Emoji users will soon be able to select female versions of police officers, doctors and athletes after critics said the popular text-message cartoons discriminated against women by showing mainly men in professional roles.
The Unicode consortium, the body that decides global standards for emoji, said 33 existing characters would be altered to allow smartphone users to pick between male and female options.
In addition, a new set of 11 emoji showing people at work, including chefs, farmers and computer programmers, will display male and female versions, as well as several different skin tones.
Previously, phones had represented emoji such as "weightlifter" and "spy" as male characters, while "cutting hair" and "tipping" had been represented by females. Future updates to the iPhone and Android software will allow texters to choose between genders.
Google, which had led a campaign to encourage more emoji showing women at work, said: "More than 90 percent of the world's online population use emoji. But while there's a huge range of emoji, there aren't a lot that highlight the diversity of women's careers, or empower young girls.
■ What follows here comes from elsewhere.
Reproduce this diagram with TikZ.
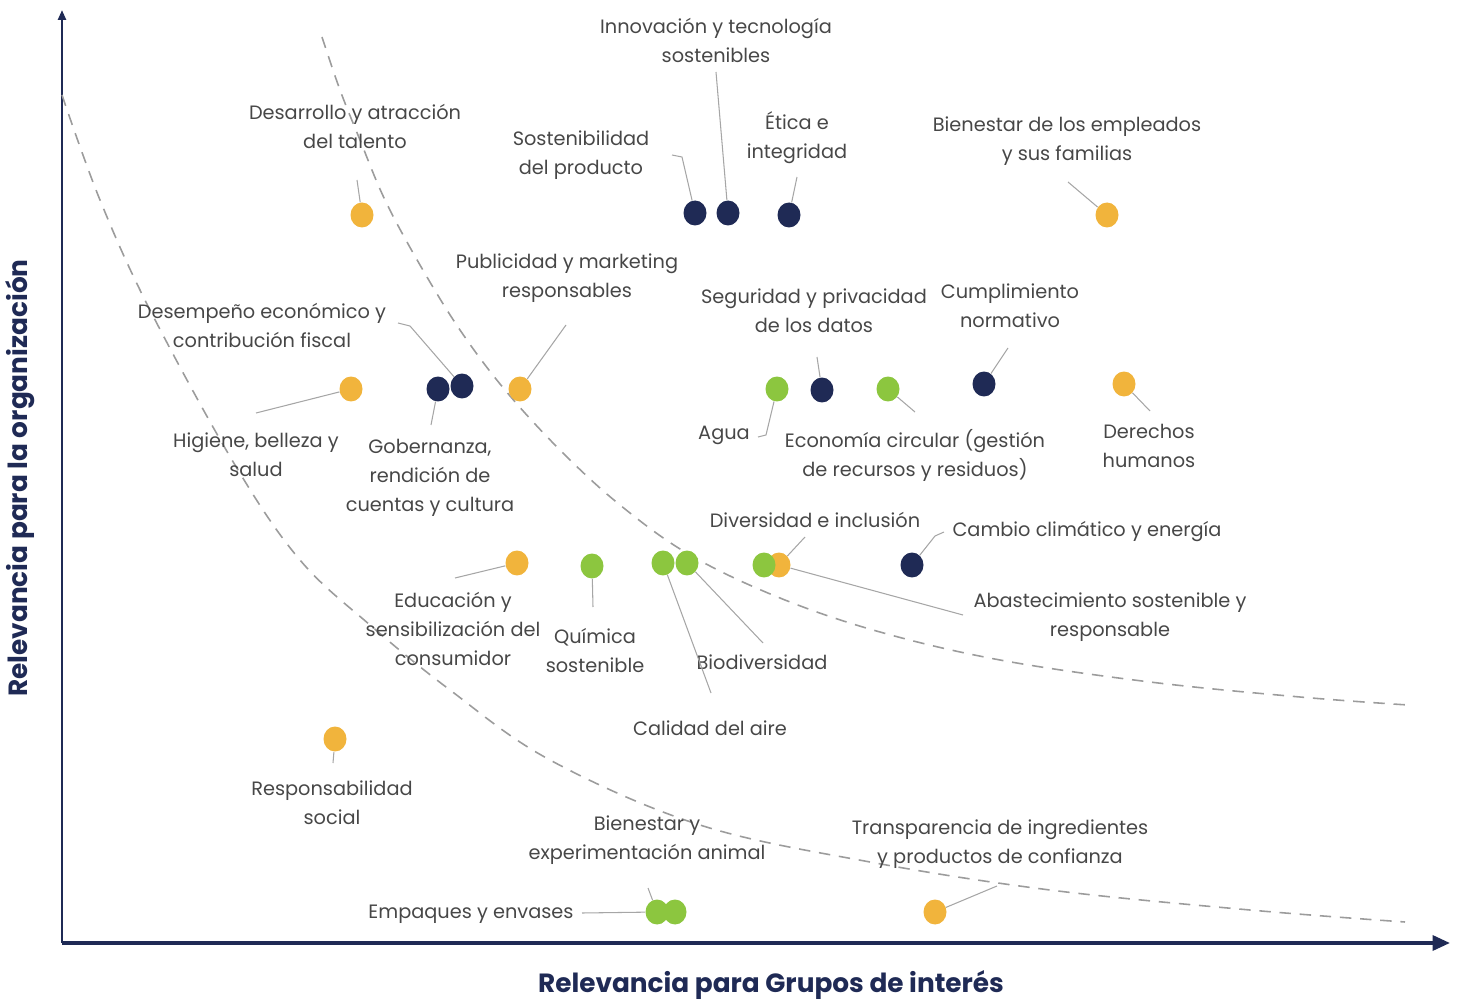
\documentclass[tikz,border=0pt]{standalone}
\usepackage{fontspec}
\setmainfont{Poppins}
\usetikzlibrary{arrows.meta, shapes.geometric}
\usepackage{xcolor}

\definecolor{azulOsc}{HTML}{1F2A55}
\definecolor{amarillo}{HTML}{F1B43C}
\definecolor{verde}{HTML}{8CC63F}
\definecolor{textoGris}{HTML}{474747}
\definecolor{lineaGris}{HTML}{A6A6A6}
\definecolor{rayaGris}{HTML}{9C9C9C}

\begin{document}
\begin{tikzpicture}[
    x=0.02cm, y=-0.02cm,
    tema/.style={ellipse, minimum width=0.46cm, minimum height=0.5cm, inner sep=0pt},
    temaY/.style={tema, fill=amarillo},
    temaN/.style={tema, fill=azulOsc},
    temaG/.style={tema, fill=verde},
    etiqueta/.style={align=center, text=textoGris, inner sep=1pt, font=\fontsize{11}{16.5}\selectfont},
    guia/.style={draw=lineaGris, line width=0.6pt},
    frontera/.style={draw=rayaGris, line width=0.9pt, dash pattern=on 6.5pt off 5pt},
    eje/.style={draw=azulOsc, line width=2pt},
    titulo/.style={text=azulOsc, font=\fontsize{15}{18}\selectfont\bfseries}
]
    \useasboundingbox (0,0) rectangle (1458,1003);

    % ejes
    \coordinate (origen) at (62,943);
    \coordinate (xfin) at (1450,943);
    \coordinate (yfin) at (62,10);
    \draw[eje, -{Triangle[length=3.5mm, width=3mm]}] (origen) -- (xfin);
    \draw[eje, line width=1.4pt, -{Triangle[length=2mm, width=1.6mm]}] (origen) -- (yfin);
    \node[titulo] (xTitulo) at (771,985) {Relevancia para Grupos de interés};
    \node[titulo, rotate=90] (yTitulo) at (20,478) {Relevancia para la organización};

    % fronteras de materialidad
    \draw[frontera] plot[smooth, tension=0.6] coordinates {(62,95) (100,200) (150,310) (235,465) (300,560) (370,625) (450,690) (550,760) (700,825) (870,862) (1050,890) (1250,910) (1405,922)};
    \draw[frontera] plot[smooth, tension=0.6] coordinates {(322,37) (340,90) (360,140) (385,200) (420,265) (460,330) (505,390) (560,450) (620,505) (690,555) (780,598) (880,632) (1000,660) (1150,682) (1300,697) (1408,705)};

    % temas
    \node[temaY] (talento) at (362,215) {};
    \node[temaN] (producto) at (695,213) {};
    \node[temaN] (innovacion) at (728,213) {};
    \node[temaN] (etica) at (789,215) {};
    \node[temaY] (empleados) at (1107,215) {};
    \node[temaY] (higiene) at (351,389) {};
    \node[temaN] (gobernanza) at (438,389) {};
    \node[temaN] (desempeno) at (462,386) {};
    \node[temaY] (publicidad) at (520,389) {};
    \node[temaG] (agua) at (777,389) {};
    \node[temaN] (datos) at (822,390) {};
    \node[temaG] (circular) at (888,389) {};
    \node[temaN] (normativo) at (984,384) {};
    \node[temaY] (derechos) at (1124,384) {};
    \node[temaY] (educacion) at (517,563) {};
    \node[temaG] (quimica) at (592,566) {};
    \node[temaG] (aire) at (663,563) {};
    \node[temaG] (biodiversidad) at (687,563) {};
    \node[temaY] (abastecimiento) at (779,565) {};
    \node[temaG] (diversidad) at (764,565) {};
    \node[temaN] (clima) at (912,565) {};
    \node[temaY] (social) at (335,739) {};
    \node[temaG] (envases) at (657,912) {};
    \node[temaG] (animal) at (675,912) {};
    \node[temaY] (transparencia) at (935,912) {};

    % etiquetas
    \node[etiqueta] (innovacionTxt) at (716,40) {Innovación y tecnología\\sostenibles};
    \node[etiqueta] (talentoTxt) at (355,126) {Desarrollo y atracción\\del talento};
    \node[etiqueta] (productoTxt) at (581,155) {Sostenibilidad\\del producto};
    \node[etiqueta] (eticaTxt) at (797,138) {Ética e\\integridad};
    \node[etiqueta] (empleadosTxt) at (1067,141) {Bienestar de los empleados\\y sus familias};
    \node[etiqueta] (publicidadTxt) at (567,278) {Publicidad y marketing\\responsables};
    \node[etiqueta] (desempenoTxt) at (262,325) {Desempeño económico y\\contribución fiscal};
    \node[etiqueta] (datosTxt) at (814,311) {Seguridad y privacidad\\de los datos};
    \node[etiqueta] (normativoTxt) at (1010,306) {Cumplimiento\\normativo};
    \node[etiqueta] (higieneTxt) at (256,455) {Higiene, belleza y\\salud};
    \node[etiqueta] (gobernanzaTxt) at (430,478) {Gobernanza,\\rendición de\\cuentas y cultura};
    \node[etiqueta] (aguaTxt) at (724,435) {Agua};
    \node[etiqueta] (circularTxt) at (915,455) {Economía circular (gestión\\de recursos y residuos)};
    \node[etiqueta] (derechosTxt) at (1149,446) {Derechos\\humanos};
    \node[etiqueta] (diversidadTxt) at (815,520) {Diversidad e inclusión};
    \node[etiqueta] (climaTxt) at (1087,532) {Cambio climático y energía};
    \node[etiqueta] (abastecimientoTxt) at (1110,617) {Abastecimiento sostenible y\\responsable};
    \node[etiqueta] (educacionTxt) at (453,629) {Educación y\\sensibilización del\\consumidor};
    \node[etiqueta] (quimicaTxt) at (595,651) {Química\\sostenible};
    \node[etiqueta] (biodiversidadTxt) at (762,662) {Biodiversidad};
    \node[etiqueta] (aireTxt) at (710,728) {Calidad del aire};
    \node[etiqueta] (socialTxt) at (332,803) {Responsabilidad\\social};
    \node[etiqueta] (animalTxt) at (647,840) {Bienestar y\\experimentación animal};
    \node[etiqueta] (transparenciaTxt) at (1000,844) {Transparencia de ingredientes\\y productos de confianza};
    \node[etiqueta] (envasesTxt) at (471,914) {Empaques y envases};

    % lineas guia
    \coordinate (gTalento) at (357,180);
    \coordinate (gInnovacion) at (716,72);
    \coordinate (gProducto) at (672,155);
    \coordinate (gEtica) at (797,177);
    \coordinate (gEmpleados) at (1068,182);
    \coordinate (gPublicidad) at (566,325);
    \coordinate (gDesempeno) at (398,323);
    \coordinate (gHigiene) at (256,413);
    \coordinate (gGobernanza) at (431,425);
    \coordinate (gDatos) at (817,357);
    \coordinate (gNormativo) at (1008,348);
    \coordinate (gAgua) at (758,437);
    \coordinate (gCircular) at (915,412);
    \coordinate (gDerechos) at (1150,411);
    \coordinate (gEducacion) at (455,578);
    \coordinate (gQuimica) at (593,607);
    \coordinate (gAire) at (711,693);
    \coordinate (gBiodiversidad) at (763,643);
    \coordinate (gDiversidad) at (805,537);
    \coordinate (gAbastecimiento) at (963,615);
    \coordinate (gClima) at (944,532);
    \coordinate (gSocial) at (333,763);
    \coordinate (gEnvases) at (582,913);
    \coordinate (gAnimal) at (648,888);
    \coordinate (gTransparencia) at (997,886);

    \draw[guia] (gTalento) -- (talento);
    \draw[guia] (gInnovacion) -- (innovacion);
    \draw[guia] (gProducto) -- ++(10,2) -- (producto);
    \draw[guia] (gEtica) -- (etica);
    \draw[guia] (gEmpleados) -- (empleados);
    \draw[guia] (gPublicidad) -- (publicidad);
    \draw[guia] (gDesempeno) -- ++(12,3) -- (desempeno);
    \draw[guia] (gHigiene) -- (higiene);
    \draw[guia] (gGobernanza) -- (gobernanza);
    \draw[guia] (gDatos) -- (datos);
    \draw[guia] (gNormativo) -- (normativo);
    \draw[guia] (gAgua) -- ++(8,-2) -- (agua);
    \draw[guia] (gCircular) -- (circular);
    \draw[guia] (gDerechos) -- (derechos);
    \draw[guia] (gEducacion) -- (educacion);
    \draw[guia] (gQuimica) -- (quimica);
    \draw[guia] (gAire) -- (aire);
    \draw[guia] (gBiodiversidad) -- (biodiversidad);
    \draw[guia] (gDiversidad) -- (abastecimiento);
    \draw[guia] (gAbastecimiento) -- (abastecimiento);
    \draw[guia] (gClima) -- ++(-9,4) -- (clima);
    \draw[guia] (gSocial) -- (social);
    \draw[guia] (gEnvases) -- (envases);
    \draw[guia] (gAnimal) -- (envases);
    \draw[guia] (gTransparencia) -- (transparencia);
\end{tikzpicture}
\end{document}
"We hope these updates help make emoji just a little more representative of the millions of people around the world who use them."
Other new emoji showing men and women in professional roles include factory workers, mechanics, office workers, scientists, singers and teachers.
The rise of text messaging apps such as WhatsApp and iMessage have made emoji – of which there are now more than 1,500 – a key form of communication. However, they have been criticised for a lack of diversity.
Last year, a range of ethnically-diverse emoji were introduced that allowed users to change from the default yellow to one of six skin tones, and a series showing same-sex couples and families were also added.
On Friday, the charity Scope urged Unicode to add new emoji featuring disabled people and Paralympic athletes.